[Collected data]

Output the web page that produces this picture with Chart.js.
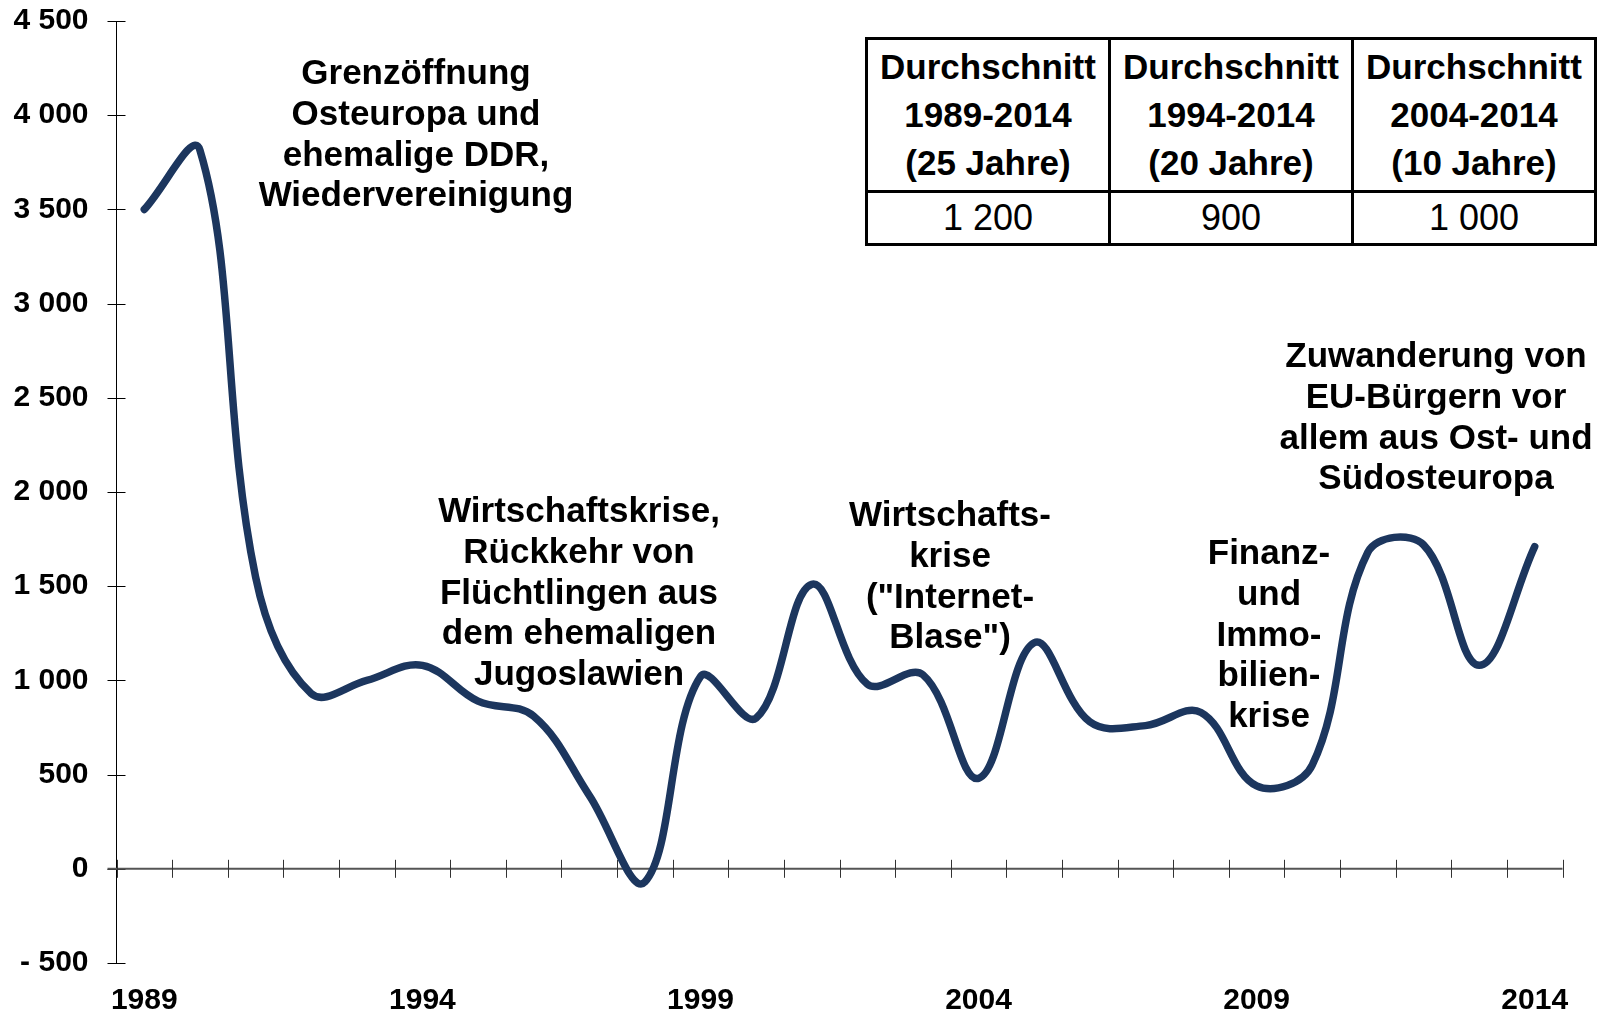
<!DOCTYPE html>
<html>
<head>
<meta charset="utf-8">
<script src="https://cdn.jsdelivr.net/npm/chart.js@4.4.1/dist/chart.umd.min.js"></script>
<style>
  html, body { margin: 0; padding: 0; background: #fff; }
  #wrap { position: relative; width: 1599px; height: 1013px; overflow: hidden; }
  #c { position: absolute; left: 0; top: 0; }
  .note { position: absolute; width: 440px; text-align: center; font-family: 'Liberation Sans', Arial, sans-serif;
          font-weight: bold; font-size: 35px; line-height: 40.8px; color: #000; white-space: nowrap; }
  #avg { position: absolute; left: 865px; top: 37px; width: 732px; border-collapse: collapse;
         font-family: 'Liberation Sans', Arial, sans-serif; color: #000; background: #fff; }
  #avg th, #avg td { border: 3px solid #000; text-align: center; padding: 0; width: 244px; }
  #avg th { font-weight: bold; font-size: 35px; line-height: 48px; height: 150px; }
  #avg td { font-weight: normal; font-size: 36px; line-height: 48px; height: 50px; }
</style>
</head>
<body>
<div id="wrap">
  <canvas id="c" width="1599" height="1013"></canvas>
</div>
<script>
// ---- data ----
const years = ['1989','1990','1991','1992','1993','1994','1995','1996','1997','1998','1999','2000','2001',
               '2002','2003','2004','2005','2006','2007','2008','2009','2010','2011','2012','2013','2014'];
const saldo = [3500, 3815, 1550, 930, 1000, 1080, 890, 810, 390, -70, 1020, 800, 1510,
               980, 1030, 480, 1200, 780, 760, 830, 440, 550, 1680, 1720, 1080, 1710];
const labelYears = ['1989','1994','1999','2004','2009','2014'];
const yMin = -500, yMax = 4500, yStep = 500;

const avgHeaders = ['Durchschnitt\n1989-2014\n(25 Jahre)', 'Durchschnitt\n1994-2014\n(20 Jahre)', 'Durchschnitt\n2004-2014\n(10 Jahre)'];
const avgValues = ['1 200', '900', '1 000'];

const notes = [
  ['Grenzöffnung', 'Osteuropa und', 'ehemalige DDR,', 'Wiedervereinigung'],
  ['Wirtschaftskrise,', 'Rückkehr von', 'Flüchtlingen aus', 'dem ehemaligen', 'Jugoslawien'],
  ['Wirtschafts-', 'krise', '("Internet-', 'Blase")'],
  ['Finanz-', 'und', 'Immo-', 'bilien-', 'krise'],
  ['Zuwanderung von', 'EU-Bürgern vor', 'allem aus Ost- und', 'Südosteuropa']
];
// ---- layout (pixels) ----
const notePos = [[416, 52], [579, 490], [950, 494], [1269, 532], [1436, 335]];

const wrap = document.getElementById('wrap');
notes.forEach((lines, i) => {
  const d = document.createElement('div');
  d.className = 'note';
  d.style.left = (notePos[i][0] - 220) + 'px';
  d.style.top = notePos[i][1] + 'px';
  d.innerHTML = lines.map(l => l.replace(/&/g,'&amp;').replace(/</g,'&lt;')).join('<br>');
  wrap.appendChild(d);
});

const tbl = document.createElement('table');
tbl.id = 'avg';
const tr1 = document.createElement('tr');
avgHeaders.forEach(h => { const th = document.createElement('th'); th.innerHTML = h.split('\n').join('<br>'); tr1.appendChild(th); });
const tr2 = document.createElement('tr');
avgValues.forEach(v => { const td = document.createElement('td'); td.textContent = v; tr2.appendChild(td); });
tbl.appendChild(tr1); tbl.appendChild(tr2);
wrap.appendChild(tbl);

function fmt(v) {
  const a = Math.abs(v);
  let s = a >= 1000 ? Math.floor(a / 1000) + ' ' + String(a % 1000).padStart(3, '0') : String(a);
  return v < 0 ? '- ' + s : s;
}

const axisPlugin = {
  id: 'axisPlugin',
  beforeDatasetsDraw(chart) {
    const ctx = chart.ctx;
    const xs = chart.scales.x, ys = chart.scales.y;
    const area = chart.chartArea;
    const y0 = ys.getPixelForValue(0);
    ctx.save();
    ctx.strokeStyle = '#000';
    ctx.lineWidth = 1;
    ctx.beginPath();
    ctx.moveTo(area.left, ys.getPixelForValue(yMax));
    ctx.lineTo(area.left, ys.getPixelForValue(yMin));
    ctx.stroke();
    for (let v = yMin; v <= yMax; v += yStep) {
      const p = Math.round(ys.getPixelForValue(v)) + 0.5;
      ctx.beginPath();
      ctx.moveTo(area.left - 9, p);
      ctx.lineTo(area.left + 9, p);
      ctx.stroke();
    }
    ctx.strokeStyle = '#555';
    ctx.lineWidth = 2;
    ctx.beginPath();
    ctx.moveTo(area.left - 9, y0);
    ctx.lineTo(area.right, y0);
    ctx.stroke();
    ctx.lineWidth = 1;
    ctx.strokeStyle = '#333';
    const w = xs.getPixelForValue(1) - xs.getPixelForValue(0);
    for (let i = 0; i <= years.length; i++) {
      const p = Math.round(xs.getPixelForValue(0) - w / 2 + i * w) + 0.5;
      ctx.beginPath();
      ctx.moveTo(p, y0 - 9);
      ctx.lineTo(p, y0 + 9);
      ctx.stroke();
    }
    ctx.restore();
  }
};

Chart.defaults.font.family = "'Liberation Sans', Arial, sans-serif";
new Chart(document.getElementById('c'), {
  type: 'line',
  data: {
    labels: years,
    datasets: [{
      data: saldo,
      borderColor: '#1C365E',
      borderWidth: 7.5,
      pointRadius: 0,
      pointHoverRadius: 0,
      tension: 0.38,
      fill: false,
      borderCapStyle: 'round',
      borderJoinStyle: 'round'
    }]
  },
  options: {
    responsive: false,
    animation: false,
    events: [],
    layout: { padding: { top: 21, right: 36.5, left: 0, bottom: 0 } },
    plugins: { legend: { display: false }, tooltip: { enabled: false } },
    scales: {
      x: {
        type: 'category',
        offset: true,
        grid: { display: false, drawTicks: false },
        border: { display: false },
        ticks: {
          autoSkip: false, maxRotation: 0, minRotation: 0, padding: 20,
          color: '#000', font: { size: 30, weight: 'bold' },
          callback: function(val, idx) { const l = years[idx]; return labelYears.includes(l) ? l : ''; }
        },
        afterFit(s) { s.height = 50; s.paddingLeft = 0; s.paddingRight = 0; }
      },
      y: {
        min: yMin, max: yMax,
        grid: { display: false, drawTicks: false },
        border: { display: false },
        ticks: {
          stepSize: yStep, padding: 28, color: '#000', font: { size: 30, weight: 'bold' },
          callback: v => fmt(v)
        },
        afterFit(s) { s.width = 116.5; s.paddingTop = 0; s.paddingBottom = 0; }
      }
    }
  },
  plugins: [axisPlugin]
});
</script>
</body>
</html>
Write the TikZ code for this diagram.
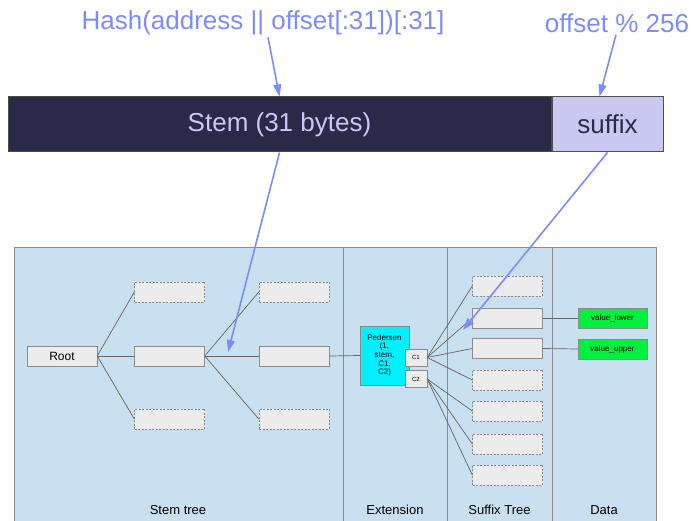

**DIRECTIVE:** Search the records for the word "this" and copy every line where it occurs.

**RESULT BELOW:**
Output the web page that produces this picture with Chart.js.
Write the TikZ code for this diagram.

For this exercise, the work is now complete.